Une fois cette opération faite, le muscle de la souris va repérer la protéine de l’acarien qui ne fait pas partie de son répertoire immunologique et va déclencher une réaction immunitaire qui cette fois va partir dans la bonne direction. C’est une rééducation du système immunitaire qui l’oriente vers une réaction que l’individu aurait dû faire mais qu’on va aider à faire en le vaccinant avec ses nano-taxis délivrant les molécules d’ADN qui codent l’allergène respiratoire.  Ainsi, suite à l’injection, tous les composants communautaires vont concourir au niveau des poumons à diminuer l’inflammation.

Vous décrivez l'asthme comme une sorte de dysfonctionnement de notre système immunitaire. Si l'on suit votre raisonnement, il est étonnant qu'autant de personnes dans le monde en soient atteintes, comment expliquer cette expansion de l'asthme ?

Il faut comprendre que chez les Hommes, il y a un terrain allergique et un terrain génétique. Un grand nombre de mutations qui permettent un terrain propice à l’allergie respiratoire ont été identifiées sur certains gènes, à cela on peut ajouter l’effet de facteurs environnementaux. Ce sont les principales pistes qui peuvent expliquer qu'en dix ans le nombre d’allergiques ait doublé en Europe.

Jusqu’à présent on soignait l'asthme par la désensibilisation, cette pratique était-elle inefficace ?

La désensibilisation consiste à injecter l’allergène à petites doses et de façon répétée. Son efficacité est contestable car le traitement peut durer plusieurs mois, voire plusieurs années. Or, l’injection de vaccin s’attaque au cœur de la pathologie et oriente le système immunitaire, une bonne fois pour toutes. On éradique la déformation.

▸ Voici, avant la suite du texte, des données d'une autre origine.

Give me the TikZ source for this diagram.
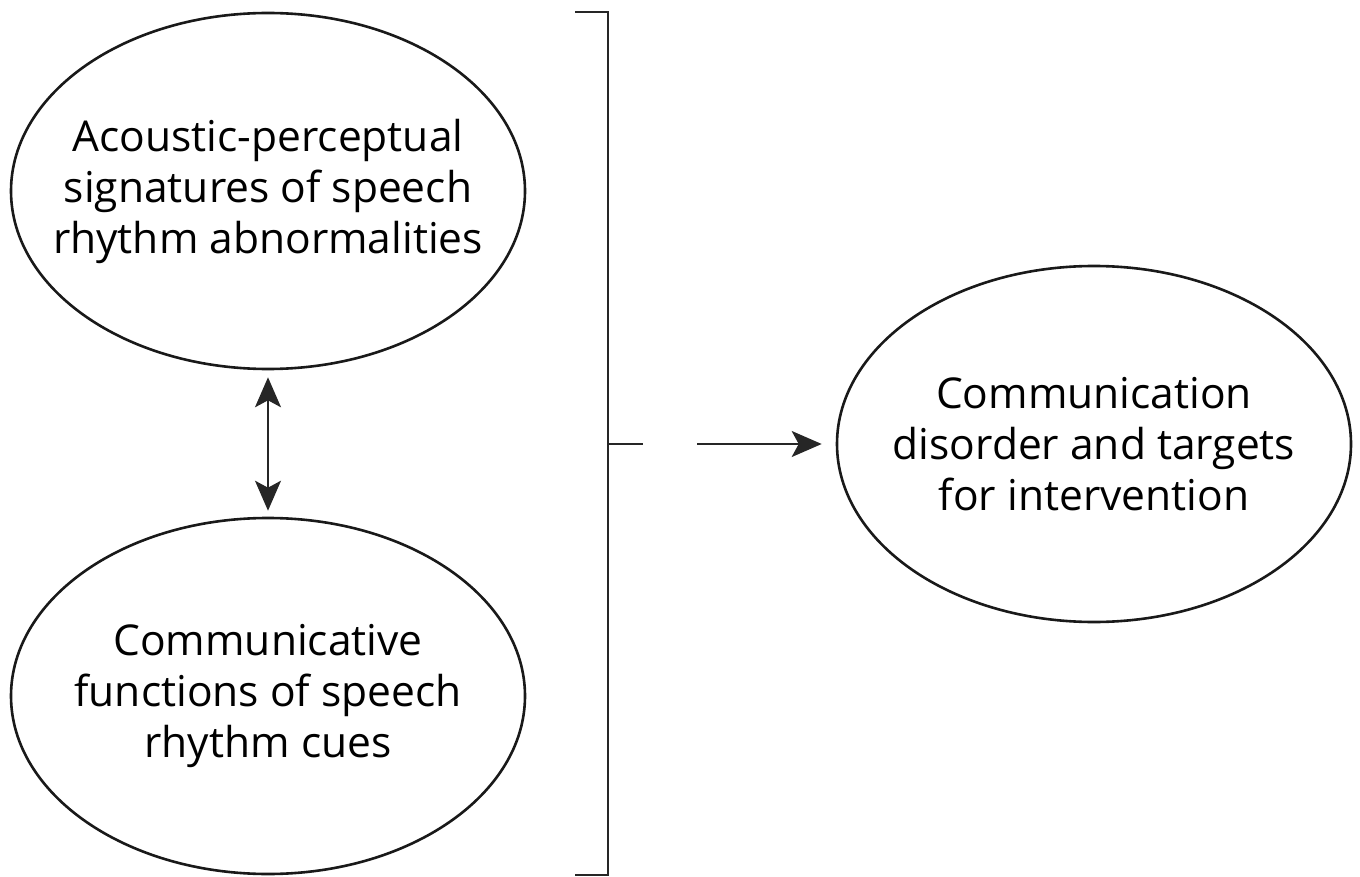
\documentclass[tikz,border=0pt]{standalone}
\usepackage{fontspec}
\setmainfont{Open Sans}
\usetikzlibrary{shapes.geometric,arrows.meta}
\tikzset{mytip/.tip={Stealth[length=30pt,width=26pt,inset=7pt]}}
\begin{document}
\begin{tikzpicture}
[x=1pt,y=-1pt,
myellipse/.style={ellipse,draw=black!90,line width=2.6pt,inner sep=0pt,minimum width=514pt,minimum height=356pt},
mytext/.style={align=center,inner sep=0pt,font=\fontsize{42.5}{51}\selectfont},
myline/.style={draw=black!85,line width=2pt},
myarrow/.style={myline,-mytip}]
\useasboundingbox (0,0) rectangle (1360,877);
\node (acoustic) at (268,191) [myellipse] {};
\node (functions) at (268,696) [myellipse] {};
\node (disorder) at (1094,444) [myellipse] {};
\node (acoustictext) at (acoustic) [mytext] {Acoustic-perceptual\\signatures of speech\\rhythm abnormalities};
\node (functionstext) at (functions) [mytext] {Communicative\\functions of speech\\rhythm cues};
\node (disordertext) at (disorder) [mytext] {Communication\\disorder and targets\\for intervention};
\coordinate (btop) at (575,12);
\coordinate (bbot) at (575,875);
\coordinate (bmid) at (608,444);
\coordinate (tick) at (643,444);
\coordinate (start) at (697,444);
\draw [myline] (btop) -- (608,12) -- (608,875) -- (bbot);
\draw [myline] (bmid) -- (tick);
\draw [myarrow,shorten >=14pt] (start) -- (disorder.west);
\draw [myline,mytip-mytip,shorten <=7pt,shorten >=6pt] (acoustic.south) -- (functions.north);

\end{tikzpicture}
\end{document}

Pour l'instant il est à l'état de test, mais sait-on dans combien de temps ce vaccin sera commercialisé ?

La société en charge de développement pharmaceutique pour cette nouvelle classe de vaccins – qui sont aussi efficaces dans le cadre du cancer du foie, il a été prouvé que les nano-taxis fonctionnent très bien dans ce cas aussi puisque l’on peut embarquer différents antigènes, pour des vaccins prophylactiques ou thérapeutiques – est encore dans la phase réglementaire qui consiste à tester les nanosphères dans les conditions GMP (Good Manufactoring Product) statut obligatoire avant de pouvoir envisager des injections chez l’Homme. Ce sont des étapes obligatoires avant tout début de commercialisation.

Dans la pratique, à quel moment ce vaccin pourra-t-il être administré ? Parle-t-on seulement d'une prise préventive, ou les gens qui sont déjà atteints pourront-ils aussi en profiter ?

Les expériences ont été menées dans le cadre de la prévention de l’asthme allergique. Cependant, on peut envisager un traitement curatif une fois la pathologie mise en place. Les essais cliniques devront déterminer si l’on réagit différemment dans le cadre d’une prise préventive ou dans le cadre d’une prise curative. Les éléments détenus actuellement obtenus par une observation de la souris ne permettent pas encore de dire comment cela va se décanter chez l’Homme.

On parle d'asthme allergique mais il existe plusieurs types d'asthme, ce vaccin pourra t-il aussi les prévenir ?

Pour l’instant, on s’est focalisé sur l’asthme allergique lié aux acariens, cependant la découverte du nano-taxi est une découverte clé. En effet, on peut désormais influer sur les molécules et on peut totalement imaginer mélanger dans les compositions vaccinales à la fois les allergènes des acariens et des allergènes d’autres origines pour traiter des phénomènes d’asthme différents. Cependant, pour l'instant l’asthme allergique concerne 50% de la population asthmatique.